Немногочисленные средневековые башни Флоренции высятся сегодня посреди ренессансных дворцов и домов, словно одинокие рыцари в стане Возрождения. Они напоминают нам о суровых временах, когда город терзали бесконечные войны и политические интриги. Трудно поверить, что на этих узких улочках, выводящих нас сегодня на беспечную и элегантную набережную Арно, когда-то без счета умирали от голода и от чумы, в водах реки отражались зарева частых пожаров, баррикадировались в своих средневековых домах-башнях кипевшие смертельной враждой гвельфы и гибеллины.
Но несмотря на хаос и войны Флоренция никогда не переставала жить мечтами о новой жизни. И весенний ветер истории принес ее дыхание на берега Арно, когда в XII в. в город цветов проникает новая поэзия певцов рыцарской любви – трубадуров Прованса. Самые изысканные и образованные тосканские поэты, такие как Гвидо Кавальканти, вдохновленные трубадурами, становятся учителями Данте.
Рождение в 1265 г. великого сына Флоренции Данте стало, возможно, предвестием ожидавшего город, да и всю Италию, чуда, которым потом будет восхищаться весь мир.
В душе у флорентийцев вдруг пробудилась небывалая тяга к внутренней свободе, к свету. Предприимчивые и не менее дерзкие, чем венецианец Марко Поло, флорентийцы пускаются в далекие путешествия, открывают свои торговые конторы по всему Старому Свету и даже в самых глубинах Азии. Красноречивые спорщики и тонкие резонеры, флорентийские патриции служат при дворах разных государей Европы. В юбилей 1300 г., который привлек в Рим три миллиона паломников, папа Бонифаций VIII был немало удивлен, обнаружив, что послы почти всех северных князей и даже монгольского хана были флорентийцами.

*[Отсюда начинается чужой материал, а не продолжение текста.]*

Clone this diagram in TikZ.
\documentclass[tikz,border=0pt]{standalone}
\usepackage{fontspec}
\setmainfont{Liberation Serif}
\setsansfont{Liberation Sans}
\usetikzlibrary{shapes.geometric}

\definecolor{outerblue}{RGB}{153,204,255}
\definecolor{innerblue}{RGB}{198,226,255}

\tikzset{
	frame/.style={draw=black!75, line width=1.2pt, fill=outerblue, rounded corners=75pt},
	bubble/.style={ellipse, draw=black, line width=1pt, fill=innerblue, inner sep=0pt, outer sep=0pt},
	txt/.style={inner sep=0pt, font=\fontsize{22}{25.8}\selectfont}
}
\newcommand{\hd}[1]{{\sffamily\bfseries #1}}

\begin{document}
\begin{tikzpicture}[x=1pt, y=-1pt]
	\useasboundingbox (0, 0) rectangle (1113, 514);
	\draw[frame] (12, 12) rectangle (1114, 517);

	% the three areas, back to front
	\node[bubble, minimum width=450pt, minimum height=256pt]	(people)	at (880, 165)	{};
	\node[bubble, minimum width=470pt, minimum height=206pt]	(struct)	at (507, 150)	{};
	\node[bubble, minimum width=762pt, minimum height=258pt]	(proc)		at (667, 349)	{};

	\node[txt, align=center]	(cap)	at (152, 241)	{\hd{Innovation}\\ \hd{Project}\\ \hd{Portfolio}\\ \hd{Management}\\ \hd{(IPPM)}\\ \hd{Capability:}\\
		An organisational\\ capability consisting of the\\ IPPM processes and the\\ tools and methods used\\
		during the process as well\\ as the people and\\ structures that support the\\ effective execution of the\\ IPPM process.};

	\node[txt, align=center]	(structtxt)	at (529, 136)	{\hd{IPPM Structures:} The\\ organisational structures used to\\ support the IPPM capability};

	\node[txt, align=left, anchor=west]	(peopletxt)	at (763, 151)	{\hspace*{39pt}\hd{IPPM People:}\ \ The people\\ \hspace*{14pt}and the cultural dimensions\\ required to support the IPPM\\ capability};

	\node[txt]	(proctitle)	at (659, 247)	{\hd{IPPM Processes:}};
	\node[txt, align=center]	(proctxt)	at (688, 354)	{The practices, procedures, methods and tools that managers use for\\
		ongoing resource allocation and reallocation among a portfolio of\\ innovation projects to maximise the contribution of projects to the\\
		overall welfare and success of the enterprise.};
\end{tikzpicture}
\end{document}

На пороге Возрождения Флоренция из упорства и дерзаний готовила почву для радостного искусства ее самых ясных и светлых дней.
Филиппо и Гений Встречи
«Как бы я мог жить, не видя Дуомо!» – восклицали когда-то флорентийцы. Они очень любили свой город, центром и сердцем которого в XV в. становится собор Санта Мария дель Фьоре – Девы Марии с цветком. Его называли коротко – Дуомо. С тех времен мало что изменилось: откуда бы мы ни любовались панорамой Флоренции, глаза в первую очередь ищут Дуомо. Его образ первым врезается в память, чтобы остаться там уже навсегда. Город, над которым возвышается знаменитый купол Брунеллески, уже не может быть ни Римом, ни Миланом, ни Венецией…
Могучий, по-тоскански пестромраморный корабль с куполом красной черепицы – это и есть таинственный Лик самой Флоренции… Его видно отовсюду. В том числе из бесчисленных улочек, которые все, как к центру, стекаются к Дуомо. Скоро привыкаешь к тому, что его красно-чешуйчатая громада то и дело величаво выплывает на тебя из-за поворота.

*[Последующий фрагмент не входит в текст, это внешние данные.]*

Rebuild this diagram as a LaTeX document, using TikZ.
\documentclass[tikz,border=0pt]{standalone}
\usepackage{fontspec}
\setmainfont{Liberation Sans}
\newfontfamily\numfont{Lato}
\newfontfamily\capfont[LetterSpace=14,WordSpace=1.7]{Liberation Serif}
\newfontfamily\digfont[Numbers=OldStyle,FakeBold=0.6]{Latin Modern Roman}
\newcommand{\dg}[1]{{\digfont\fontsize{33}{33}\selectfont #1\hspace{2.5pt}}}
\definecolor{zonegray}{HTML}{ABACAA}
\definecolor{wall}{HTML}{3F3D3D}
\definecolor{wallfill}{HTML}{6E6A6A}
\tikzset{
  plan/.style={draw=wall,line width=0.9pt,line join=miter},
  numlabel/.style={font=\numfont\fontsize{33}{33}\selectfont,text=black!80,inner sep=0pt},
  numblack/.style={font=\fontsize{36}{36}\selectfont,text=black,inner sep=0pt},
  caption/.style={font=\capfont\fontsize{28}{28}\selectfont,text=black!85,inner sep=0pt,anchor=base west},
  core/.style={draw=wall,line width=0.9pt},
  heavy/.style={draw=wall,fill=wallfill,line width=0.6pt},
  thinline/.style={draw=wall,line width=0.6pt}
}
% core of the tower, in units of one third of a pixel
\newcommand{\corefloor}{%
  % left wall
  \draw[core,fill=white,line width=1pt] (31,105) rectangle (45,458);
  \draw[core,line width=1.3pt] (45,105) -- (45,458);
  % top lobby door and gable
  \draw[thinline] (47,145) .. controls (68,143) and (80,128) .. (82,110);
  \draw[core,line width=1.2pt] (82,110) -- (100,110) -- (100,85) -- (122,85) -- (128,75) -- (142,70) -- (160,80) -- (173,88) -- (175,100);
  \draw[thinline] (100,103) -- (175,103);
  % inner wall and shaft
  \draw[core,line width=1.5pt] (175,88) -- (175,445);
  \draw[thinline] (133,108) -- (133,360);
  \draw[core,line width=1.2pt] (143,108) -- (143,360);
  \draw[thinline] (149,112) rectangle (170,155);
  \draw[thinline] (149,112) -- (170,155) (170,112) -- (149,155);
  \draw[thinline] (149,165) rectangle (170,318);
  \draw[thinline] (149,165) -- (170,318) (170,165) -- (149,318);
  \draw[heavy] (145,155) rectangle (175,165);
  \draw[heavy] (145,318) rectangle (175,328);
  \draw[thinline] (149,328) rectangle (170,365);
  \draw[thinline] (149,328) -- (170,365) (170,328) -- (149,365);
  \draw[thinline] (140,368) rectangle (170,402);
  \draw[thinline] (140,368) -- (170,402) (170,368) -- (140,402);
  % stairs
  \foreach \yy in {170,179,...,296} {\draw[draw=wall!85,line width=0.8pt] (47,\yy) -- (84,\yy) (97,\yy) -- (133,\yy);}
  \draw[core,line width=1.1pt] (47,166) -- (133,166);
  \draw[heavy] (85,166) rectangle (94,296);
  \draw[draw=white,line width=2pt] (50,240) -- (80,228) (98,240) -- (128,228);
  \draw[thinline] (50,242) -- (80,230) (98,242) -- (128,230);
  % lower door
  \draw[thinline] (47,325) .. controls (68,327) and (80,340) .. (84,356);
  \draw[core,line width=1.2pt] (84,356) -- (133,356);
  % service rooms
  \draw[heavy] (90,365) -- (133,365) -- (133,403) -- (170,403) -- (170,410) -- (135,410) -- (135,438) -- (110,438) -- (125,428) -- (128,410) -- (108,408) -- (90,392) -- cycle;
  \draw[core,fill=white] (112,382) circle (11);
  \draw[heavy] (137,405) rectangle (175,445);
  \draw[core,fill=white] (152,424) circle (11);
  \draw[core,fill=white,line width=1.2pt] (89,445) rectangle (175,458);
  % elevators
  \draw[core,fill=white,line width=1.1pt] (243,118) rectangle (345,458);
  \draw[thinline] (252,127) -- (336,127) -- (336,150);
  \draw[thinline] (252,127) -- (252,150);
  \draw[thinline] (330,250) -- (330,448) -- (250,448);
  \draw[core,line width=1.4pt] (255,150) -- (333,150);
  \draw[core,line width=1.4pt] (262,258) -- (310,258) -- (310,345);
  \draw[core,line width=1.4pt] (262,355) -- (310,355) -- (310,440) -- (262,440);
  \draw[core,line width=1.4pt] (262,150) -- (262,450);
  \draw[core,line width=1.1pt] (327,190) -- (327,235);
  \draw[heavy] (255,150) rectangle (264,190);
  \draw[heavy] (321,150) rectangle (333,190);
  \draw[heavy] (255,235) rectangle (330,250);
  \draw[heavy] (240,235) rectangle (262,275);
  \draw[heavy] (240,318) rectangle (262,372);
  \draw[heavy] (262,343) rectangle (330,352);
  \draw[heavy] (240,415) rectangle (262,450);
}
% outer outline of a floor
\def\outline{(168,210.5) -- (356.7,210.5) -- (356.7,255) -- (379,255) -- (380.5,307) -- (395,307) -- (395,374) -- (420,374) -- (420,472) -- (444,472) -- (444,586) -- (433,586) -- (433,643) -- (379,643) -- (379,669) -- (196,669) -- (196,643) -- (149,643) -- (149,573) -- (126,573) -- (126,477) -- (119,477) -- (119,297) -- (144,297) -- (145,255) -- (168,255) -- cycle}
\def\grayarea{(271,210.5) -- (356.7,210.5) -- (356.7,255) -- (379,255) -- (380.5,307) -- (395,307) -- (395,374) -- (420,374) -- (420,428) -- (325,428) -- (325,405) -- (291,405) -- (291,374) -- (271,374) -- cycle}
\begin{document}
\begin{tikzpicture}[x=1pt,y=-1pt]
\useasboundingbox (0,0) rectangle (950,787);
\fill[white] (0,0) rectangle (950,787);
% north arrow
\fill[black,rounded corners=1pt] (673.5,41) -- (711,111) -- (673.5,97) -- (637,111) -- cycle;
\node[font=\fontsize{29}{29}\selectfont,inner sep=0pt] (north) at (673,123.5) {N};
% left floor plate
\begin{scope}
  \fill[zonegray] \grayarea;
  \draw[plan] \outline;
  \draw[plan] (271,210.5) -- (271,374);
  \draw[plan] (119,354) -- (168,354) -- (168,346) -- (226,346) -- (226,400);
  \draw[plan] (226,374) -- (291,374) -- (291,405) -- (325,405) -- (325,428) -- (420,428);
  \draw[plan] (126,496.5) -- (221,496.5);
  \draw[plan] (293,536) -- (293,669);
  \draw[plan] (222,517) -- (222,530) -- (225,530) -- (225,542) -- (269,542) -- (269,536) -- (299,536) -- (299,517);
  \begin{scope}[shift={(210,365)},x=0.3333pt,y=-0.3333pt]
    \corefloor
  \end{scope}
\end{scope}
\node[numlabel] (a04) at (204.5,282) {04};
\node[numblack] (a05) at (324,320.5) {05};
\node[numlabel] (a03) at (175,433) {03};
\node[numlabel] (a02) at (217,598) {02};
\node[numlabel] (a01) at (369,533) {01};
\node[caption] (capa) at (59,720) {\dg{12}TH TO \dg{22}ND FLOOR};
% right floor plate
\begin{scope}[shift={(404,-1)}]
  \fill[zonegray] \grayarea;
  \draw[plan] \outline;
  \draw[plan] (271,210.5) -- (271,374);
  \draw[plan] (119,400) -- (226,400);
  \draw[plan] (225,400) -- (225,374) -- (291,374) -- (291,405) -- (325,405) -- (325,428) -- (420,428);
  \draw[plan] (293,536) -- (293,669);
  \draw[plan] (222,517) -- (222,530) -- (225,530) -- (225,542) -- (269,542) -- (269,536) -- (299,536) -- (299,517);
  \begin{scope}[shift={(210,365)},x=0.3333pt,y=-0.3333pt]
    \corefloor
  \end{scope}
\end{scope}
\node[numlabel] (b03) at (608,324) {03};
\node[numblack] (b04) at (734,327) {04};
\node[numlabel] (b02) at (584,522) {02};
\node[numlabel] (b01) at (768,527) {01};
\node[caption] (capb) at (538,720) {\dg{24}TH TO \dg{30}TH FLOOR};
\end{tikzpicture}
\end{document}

«Природа дала ему малый рост и невзрачную внешность», – писал о Брунеллески Джорджио Вазари, но казалось, что само «небо возжелало, чтобы Филиппо оставил после себя миру самое большое, самое высокое и самое прекрасное строение из всех, созданных не только в наше время, но и в древности».
Собор был заложен в 1296 г. по проекту Арнольфо ди Камбио. Денег в казне тогда хватало, и размахнуться решили не на шутку. Когда же опомнились, стены храма уже стояли, и теперь никто не знал, как закрыть их куполом – на высоте 57 м и диаметром 43 м…

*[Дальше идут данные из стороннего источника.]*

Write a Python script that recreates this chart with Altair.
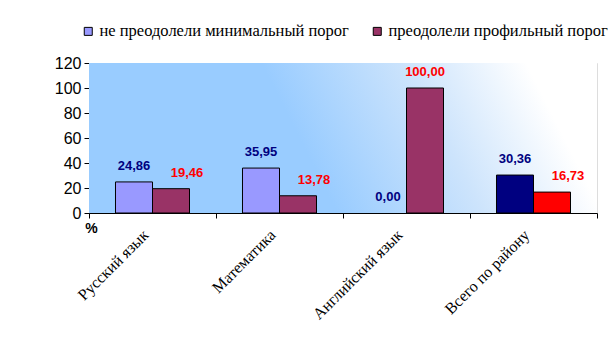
import altair as alt
import pandas as pd

categories = ["Русский язык", "Математика", "Английский язык", "Всего по району"]
series = ["не преодолели минимальный порог", "преодолели профильный порог"]
not_passed = [24.86, 35.95, 0.00, 30.36]
profile = [19.46, 13.78, 100.00, 16.73]
y_ticks = [0, 20, 40, 60, 80, 100, 120]

rows = []
for c, a, b in zip(categories, not_passed, profile):
    rows.append({"cat": c, "series": series[0], "value": a})
    rows.append({"cat": c, "series": series[1], "value": b})
df = pd.DataFrame(rows)

W, H = 508, 150
SERIF = "Liberation Serif"
SANS = "Arial"

x_enc = alt.X("cat:N", sort=categories, title=None,
              scale=alt.Scale(paddingInner=0, paddingOuter=0),
              axis=alt.Axis(labelAngle=-45, labelAlign="right", labelBaseline="middle",
                            labelFont=SERIF, labelFontSize=16, labelColor="black",
                            labelPadding=14, labelOffset=-7, tickBand="extent", tickSize=5,
                            tickColor="black", domainColor="black", labelOverlap=False))
xo_enc = alt.XOffset("series:N", sort=series,
                     scale=alt.Scale(paddingOuter=0.716, paddingInner=0))
y_enc = alt.Y("value:Q", scale=alt.Scale(domain=[0, 120], nice=False),
              axis=alt.Axis(values=y_ticks, grid=False, title="%", titleAngle=0,
                            titleX=2, titleY=H + 15, titleAlign="center", titleBaseline="middle",
                            titleFontSize=14, titleFontWeight="bold",
                            labelFontSize=16, labelColor="black",
                            tickSize=5, tickColor="black", domainColor="black", labelPadding=3))

background = alt.Chart(pd.DataFrame({"a": [0]})).mark_rect(
    color=alt.Gradient(
        gradient="linear",
        stops=[alt.GradientStop(color="#99CCFF", offset=0.42),
               alt.GradientStop(color="#CDE4FC", offset=0.7),
               alt.GradientStop(color="#FFFFFF", offset=0.93)],
        x1=0, y1=0.6, x2=1, y2=0.45),
).encode(x=alt.value(0), x2=alt.value(W), y=alt.value(0), y2=alt.value(H))

bars = alt.Chart(df).transform_filter(alt.datum.value > 0).mark_bar(stroke="black", strokeWidth=1).encode(
    x=x_enc, xOffset=xo_enc, y=y_enc,
    color=alt.Color("series:N", sort=series,
                    scale=alt.Scale(domain=series, range=["#9999FF", "#993366"]),
                    legend=alt.Legend(title=None, orient="none", direction="horizontal",
                                      legendX=-9, legendY=-40, symbolType="square",
                                      symbolSize=64, symbolStrokeColor="black",
                                      symbolStrokeWidth=1, symbolOpacity=1,
                                      labelFont=SERIF, labelFontSize=16.5,
                                      labelColor="black", labelOffset=3, columnPadding=20,
                                      labelLimit=400, padding=0),
                    condition=[
                        {"test": f"datum.cat == '{categories[3]}' && datum.series == '{series[0]}'", "value": "#000080"},
                        {"test": f"datum.cat == '{categories[3]}' && datum.series == '{series[1]}'", "value": "#FF0000"},
                    ]),
)

lab = alt.Chart(df).transform_calculate(
    label="replace(format(datum.value, '.2f'), '.', ',')"
)
text_kw = dict(fontSize=13, fontWeight="bold", baseline="alphabetic", dy=-12)
t1 = lab.transform_filter(alt.datum.series == series[0]).mark_text(color="#000080", **text_kw).encode(
    x=x_enc, xOffset=xo_enc, y=y_enc, text="label:N")
t2 = lab.transform_filter((alt.datum.series == series[1]) & (alt.datum.value < 100)).mark_text(
    color="#FF0000", dx=16, **text_kw).encode(x=x_enc, xOffset=xo_enc, y=y_enc, text="label:N")
t3 = lab.transform_filter((alt.datum.series == series[1]) & (alt.datum.value >= 100)).mark_text(
    color="#FF0000", **text_kw).encode(x=x_enc, xOffset=xo_enc, y=y_enc, text="label:N")

chart = alt.layer(background, bars, t1, t2, t3).properties(
    width=W, height=H,
    background="white",
    autosize=alt.AutoSizeParams(type="none"),
    padding={"left": 89, "top": 63, "right": 19, "bottom": 140},
).configure_view(stroke=None).configure(font=SANS).configure_axisX(labelFont=SERIF).configure_legend(labelFont=SERIF)

chart.save("out.html", embed_options={"renderer": "svg", "actions": False})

Четыре десятилетия собор простоял без «головы». Пока в 1409 г. Филиппо Брунеллески не предложил свой оригинальный проект. Тогда он всем показался чистым безумием, и не было никого, кто смог бы предварительными расчетами подтвердить или опровергнуть его состоятельность.
Мэрия разрешила Брунеллески начать строительство, но под строгим надзором и контролем наблюдательной комиссии во главе со скульптором Гиберти. Тем самым, который когда-то победил Брунеллески в конкурсе проектов на изготовление бронзовых ворот для Баптистерия.
Очень скоро стало ясно, что даже в великой Флоренции, этом городе гениев, кроме Брунеллески, не было человека, способного воплотить столь грандиозный замысел.
В самый ответственный момент строительства Филиппо сказался больным и на вопросы встревоженной мэрии по поводу продолжения работ отвечал не без иронии: «А зачем я вам нужен? У вас есть мой проект, у вас есть Гиберти с его надзорной комиссией, вот пусть они и строят». Гиберти пришлось публично признать, что, кроме самого автора, проект этот вряд ли кто реализует. Брунеллески получил полную самостоятельность. Больше никто не диктовал ему никаких условий до завершения работ.